Exercise goal ▸
Every line of the material is to be quoted verbatim, minus the pictures.

Raw data ▸
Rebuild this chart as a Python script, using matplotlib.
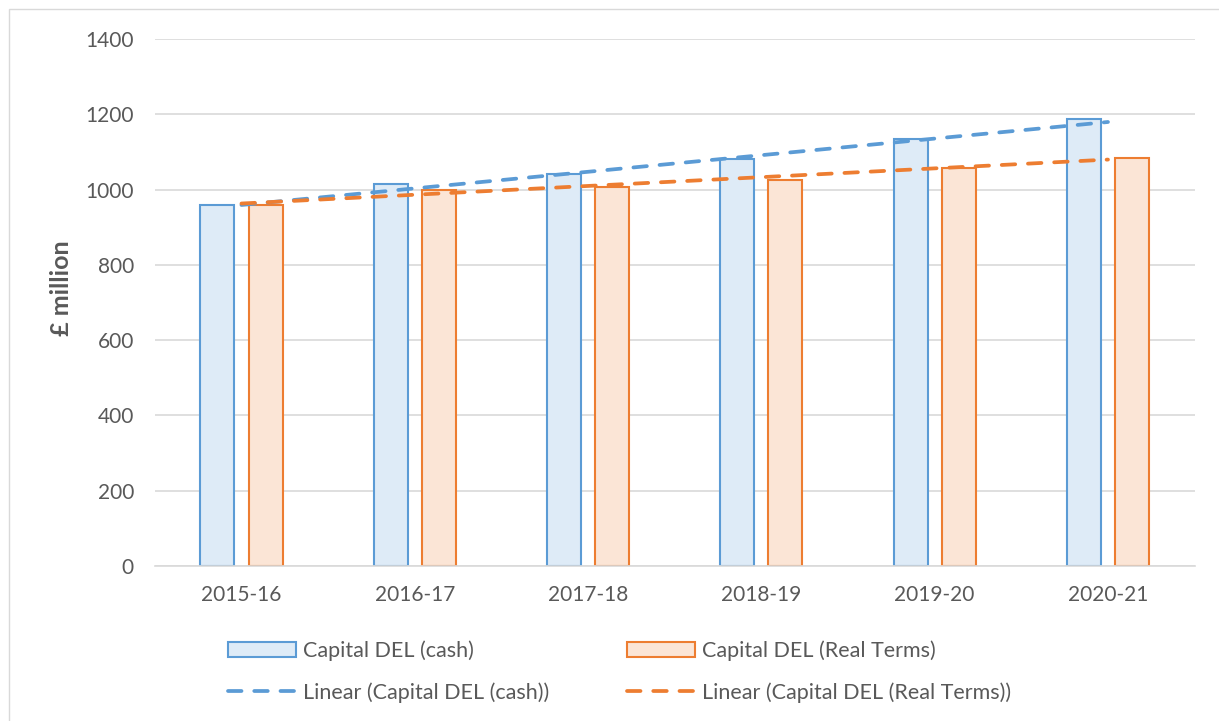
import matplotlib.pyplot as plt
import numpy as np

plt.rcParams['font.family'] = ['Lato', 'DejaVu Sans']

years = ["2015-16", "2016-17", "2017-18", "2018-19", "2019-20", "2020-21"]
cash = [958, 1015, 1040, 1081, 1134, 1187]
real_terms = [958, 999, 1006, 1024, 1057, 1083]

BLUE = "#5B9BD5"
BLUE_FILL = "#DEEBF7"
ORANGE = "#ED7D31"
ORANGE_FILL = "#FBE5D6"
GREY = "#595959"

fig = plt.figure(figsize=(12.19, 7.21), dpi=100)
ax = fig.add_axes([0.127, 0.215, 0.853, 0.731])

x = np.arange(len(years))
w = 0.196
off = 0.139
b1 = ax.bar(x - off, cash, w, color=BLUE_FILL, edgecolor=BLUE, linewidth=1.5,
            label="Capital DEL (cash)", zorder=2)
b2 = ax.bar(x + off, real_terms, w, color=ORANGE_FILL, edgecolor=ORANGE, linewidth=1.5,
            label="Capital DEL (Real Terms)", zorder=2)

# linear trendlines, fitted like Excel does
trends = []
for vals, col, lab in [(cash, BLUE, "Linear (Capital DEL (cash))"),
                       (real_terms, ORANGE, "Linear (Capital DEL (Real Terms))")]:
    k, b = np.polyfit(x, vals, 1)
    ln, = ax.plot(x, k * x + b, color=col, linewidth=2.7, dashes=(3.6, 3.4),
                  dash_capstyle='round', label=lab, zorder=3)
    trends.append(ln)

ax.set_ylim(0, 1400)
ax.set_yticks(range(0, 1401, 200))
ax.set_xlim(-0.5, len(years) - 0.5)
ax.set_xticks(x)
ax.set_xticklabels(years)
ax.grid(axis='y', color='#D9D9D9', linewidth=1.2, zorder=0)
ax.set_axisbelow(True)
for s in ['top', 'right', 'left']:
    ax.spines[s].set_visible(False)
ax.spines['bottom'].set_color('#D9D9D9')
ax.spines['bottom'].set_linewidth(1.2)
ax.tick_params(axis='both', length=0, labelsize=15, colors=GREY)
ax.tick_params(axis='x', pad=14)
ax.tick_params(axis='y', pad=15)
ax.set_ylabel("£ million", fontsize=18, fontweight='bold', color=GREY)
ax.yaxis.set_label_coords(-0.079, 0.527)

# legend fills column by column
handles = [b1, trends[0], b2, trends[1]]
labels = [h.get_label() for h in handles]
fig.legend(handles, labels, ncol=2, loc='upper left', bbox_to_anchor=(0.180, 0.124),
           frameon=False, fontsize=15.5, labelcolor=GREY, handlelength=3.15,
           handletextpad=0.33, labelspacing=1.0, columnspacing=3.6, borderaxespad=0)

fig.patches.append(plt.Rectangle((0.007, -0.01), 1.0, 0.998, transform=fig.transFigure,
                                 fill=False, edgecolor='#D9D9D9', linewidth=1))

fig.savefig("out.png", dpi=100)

Answer to this problem ▸
Rebuild this chart as a Python script, using matplotlib.
import matplotlib.pyplot as plt
import numpy as np

plt.rcParams['font.family'] = ['Lato', 'DejaVu Sans']

years = ["2015-16", "2016-17", "2017-18", "2018-19", "2019-20", "2020-21"]
cash = [958, 1015, 1040, 1081, 1134, 1187]
real_terms = [958, 999, 1006, 1024, 1057, 1083]

BLUE = "#5B9BD5"
BLUE_FILL = "#DEEBF7"
ORANGE = "#ED7D31"
ORANGE_FILL = "#FBE5D6"
GREY = "#595959"

fig = plt.figure(figsize=(12.19, 7.21), dpi=100)
ax = fig.add_axes([0.127, 0.215, 0.853, 0.731])

x = np.arange(len(years))
w = 0.196
off = 0.139
b1 = ax.bar(x - off, cash, w, color=BLUE_FILL, edgecolor=BLUE, linewidth=1.5,
            label="Capital DEL (cash)", zorder=2)
b2 = ax.bar(x + off, real_terms, w, color=ORANGE_FILL, edgecolor=ORANGE, linewidth=1.5,
            label="Capital DEL (Real Terms)", zorder=2)

# linear trendlines, fitted like Excel does
trends = []
for vals, col, lab in [(cash, BLUE, "Linear (Capital DEL (cash))"),
                       (real_terms, ORANGE, "Linear (Capital DEL (Real Terms))")]:
    k, b = np.polyfit(x, vals, 1)
    ln, = ax.plot(x, k * x + b, color=col, linewidth=2.7, dashes=(3.6, 3.4),
                  dash_capstyle='round', label=lab, zorder=3)
    trends.append(ln)

ax.set_ylim(0, 1400)
ax.set_yticks(range(0, 1401, 200))
ax.set_xlim(-0.5, len(years) - 0.5)
ax.set_xticks(x)
ax.set_xticklabels(years)
ax.grid(axis='y', color='#D9D9D9', linewidth=1.2, zorder=0)
ax.set_axisbelow(True)
for s in ['top', 'right', 'left']:
    ax.spines[s].set_visible(False)
ax.spines['bottom'].set_color('#D9D9D9')
ax.spines['bottom'].set_linewidth(1.2)
ax.tick_params(axis='both', length=0, labelsize=15, colors=GREY)
ax.tick_params(axis='x', pad=14)
ax.tick_params(axis='y', pad=15)
ax.set_ylabel("£ million", fontsize=18, fontweight='bold', color=GREY)
ax.yaxis.set_label_coords(-0.079, 0.527)

# legend fills column by column
handles = [b1, trends[0], b2, trends[1]]
labels = [h.get_label() for h in handles]
fig.legend(handles, labels, ncol=2, loc='upper left', bbox_to_anchor=(0.180, 0.124),
           frameon=False, fontsize=15.5, labelcolor=GREY, handlelength=3.15,
           handletextpad=0.33, labelspacing=1.0, columnspacing=3.6, borderaxespad=0)

fig.patches.append(plt.Rectangle((0.007, -0.01), 1.0, 0.998, transform=fig.transFigure,
                                 fill=False, edgecolor='#D9D9D9', linewidth=1))

fig.savefig("out.png", dpi=100)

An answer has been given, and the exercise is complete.